There's quite a good description in Robinshaw and Ross if you're able to get hold of a copy.

It is possible with the strut in the car but a lot easier if you have the whole strut assembly on the bench.

Once you've removed the driveshafts, the disc will be removed anyway, so that's not an issue.

The procedure is:

- remove the circlip that retains the inboard bearing in the housing. Remove all of the crud from the housing to allow the bearing to come out. Soak the whole thing in lots of WD40;

- the axle needs to be removed complete with the inboard bearing attached, leaving the outboard bearing still in the housing. It takes a bit of force, mainly because the outboard bearing is an interference fit on the shaft. The bearing might also have been Loctite'd in the housing. I was able to tap out the axle with a copper mallet, with a little bit of heat on the housing.

- then the outboard bearing can be removed from the housing by removing the circlip and drifting it out.

- you will see that the inboard bearing is retained on the shaft with a circlip. Remove the circlip and then the bearing can be removed from the shaft. Again it's an interference fit so a bit of force is needed and a press is friendlier than a hammer.

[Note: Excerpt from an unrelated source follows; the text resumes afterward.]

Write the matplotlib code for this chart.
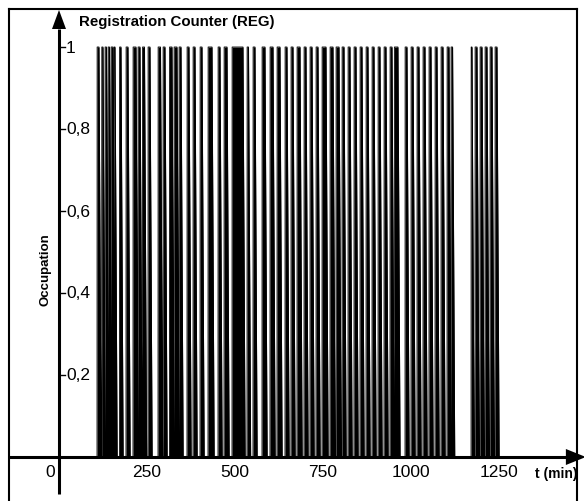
import numpy as np
import matplotlib.pyplot as plt

# ── Datos: intervalos de ocupación del mostrador de registro (min) ──────────
t_on = [108, 121.3, 130.7, 139.2, 147.7, 156.3, 171.9, 190.3, 210.2, 224.4,
        237.2, 252.8, 281.3, 295.5, 313.9, 326.7, 340.9, 363.6, 380.7, 400.6,
        423.3, 451.7, 468.8, 491.5, 534.1, 551.1, 576.7, 599.4, 619.3, 642,
        659, 676.1, 696, 713, 730.1, 747.2, 769.9, 786.9, 804, 821,
        838, 855.1, 872.2, 889.2, 906.3, 923.3, 940.3, 952.5, 983, 1000,
        1017, 1034, 1051, 1068.2, 1085.2, 1102.3, 1113.6, 1170.6, 1181.8, 1196,
        1210.2, 1224.4, 1238.6]
t_off = [113.6, 125, 134.9, 143.5, 153.4, 159.1, 176.1, 196, 218.8, 230.1,
         242.9, 258.5, 288.4, 301.1, 321, 335.2, 346.6, 369.3, 386.4, 406.3,
         434.7, 457.4, 477.3, 522.7, 538.4, 556.8, 585.2, 608, 627.8, 647.7,
         664.8, 684.7, 701.7, 718.8, 735.8, 758.5, 778.4, 795.5, 809.7, 826.7,
         843.8, 860.8, 877.8, 894.9, 911.9, 929, 946, 962.9, 988.6, 1005.7,
         1022.7, 1039.8, 1056.8, 1073.9, 1090.9, 1108, 1118.2, 1173.3, 1187.5, 1201.7,
         1215.9, 1230.1, 1244.3]
fall_min = 6  # duración del descenso 1 -> 0

x_ticks = [0, 250, 500, 750, 1000, 1250]
y_ticks = [0.2, 0.4, 0.6, 0.8, 1.0]
y_labels = ['0,2', '0,4', '0,6', '0,8', '1']

# ── Señal de ocupación ──────────────────────────────────────────────────────
t = np.arange(0, 1300, 0.05)
occ = np.zeros_like(t)
for a, b in zip(t_on, t_off):
    y = np.where((t >= a) & (t <= b), 1.0, 0.0)
    ramp = (t > b) & (t < b + fall_min)
    y[ramp] = 1 - (t[ramp] - b) / fall_min
    occ = np.maximum(occ, y)

plt.rcParams['font.family'] = ['Liberation Sans', 'DejaVu Sans']

fig = plt.figure(figsize=(5.84, 5.02), dpi=100)
ax = fig.add_axes([0, 0, 1, 1])
sx = 0.352   # px por minuto
x0 = 59      # px del origen
ax.set_xlim(-x0 / sx, (584 - x0) / sx)
ax.set_ylim(-44 / 410, 1 + 48 / 410)
ax.axis('off')

ax.fill_between(t, 0, occ, color='black', lw=0)
ax.plot(t, occ, color='black', lw=0.6)

# ejes con flechas
kx = 1 / sx        # min por px
ky = 1 / 410       # unidades por px
ax.plot([-144, 1440], [0, 0], color='black', lw=2.2, solid_capstyle='butt')
ax.fill([1440, 1440, 1440 + 20 * kx], [-8 * ky, 8 * ky, 0], color='black', lw=0)
ax.plot([0, 0], [-0.09, 1 + 18 * ky], color='black', lw=2.2, solid_capstyle='butt')
ax.fill([-7 * kx, 7 * kx, 0], [1 + 18 * ky, 1 + 18 * ky, 1 + 37 * ky],
        color='black', lw=0)

for yv in y_ticks:
    ax.plot([0, 6 * kx], [yv, yv], color='black', lw=1)

for xv in x_ticks:
    lab = str(xv)
    xp = xv if xv else -9 * kx
    ax.text(xp, -7 * ky, lab, ha='center', va='top', fontsize=12.5)
for yv, lab in zip(y_ticks, y_labels):
    ax.text(7 * kx, yv, lab, ha='left', va='center', fontsize=12.5)

ax.text(1352, -9 * ky, 't (min)', ha='left', va='top', fontsize=10,
        fontweight='bold')
ax.text(-14 * kx, 0.46, 'Occupation', rotation=90, ha='center', va='center',
        fontsize=9.5, fontweight='bold')
ax.text(20 * kx, 1 + 26 * ky, 'Registration Counter (REG)', ha='left',
        va='center', fontsize=10.8, fontweight='bold')

# marco
fig.add_artist(plt.Line2D([9 / 584, 9 / 584], [0, 1 - 10 / 502],
                          transform=fig.transFigure, color='black', lw=1.5))
fig.add_artist(plt.Line2D([9 / 584, 577 / 584], [1 - 10 / 502, 1 - 10 / 502],
                          transform=fig.transFigure, color='black', lw=1.5))
fig.add_artist(plt.Line2D([577 / 584, 577 / 584], [0, 1 - 10 / 502],
                          transform=fig.transFigure, color='black', lw=1.5))

fig.savefig('out.png', dpi=100)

Reinstallation is reversal of the removal procedure, with the additional points:

- clean the journals in the housing and check the fit of the bearings. Depending on how much corrosion there was, the bearings might be a bit loose. Choose an appropriate grade of Loctite depending on the fit;

- with the parts all apart, you are able to freeze/heat components as appropriate to make reassembly to the shaft easier. Do not heat the new bearings above 70 degrees to avoid damaging the seals. I think Loctite is also recommended where the bearings fit to the shaft.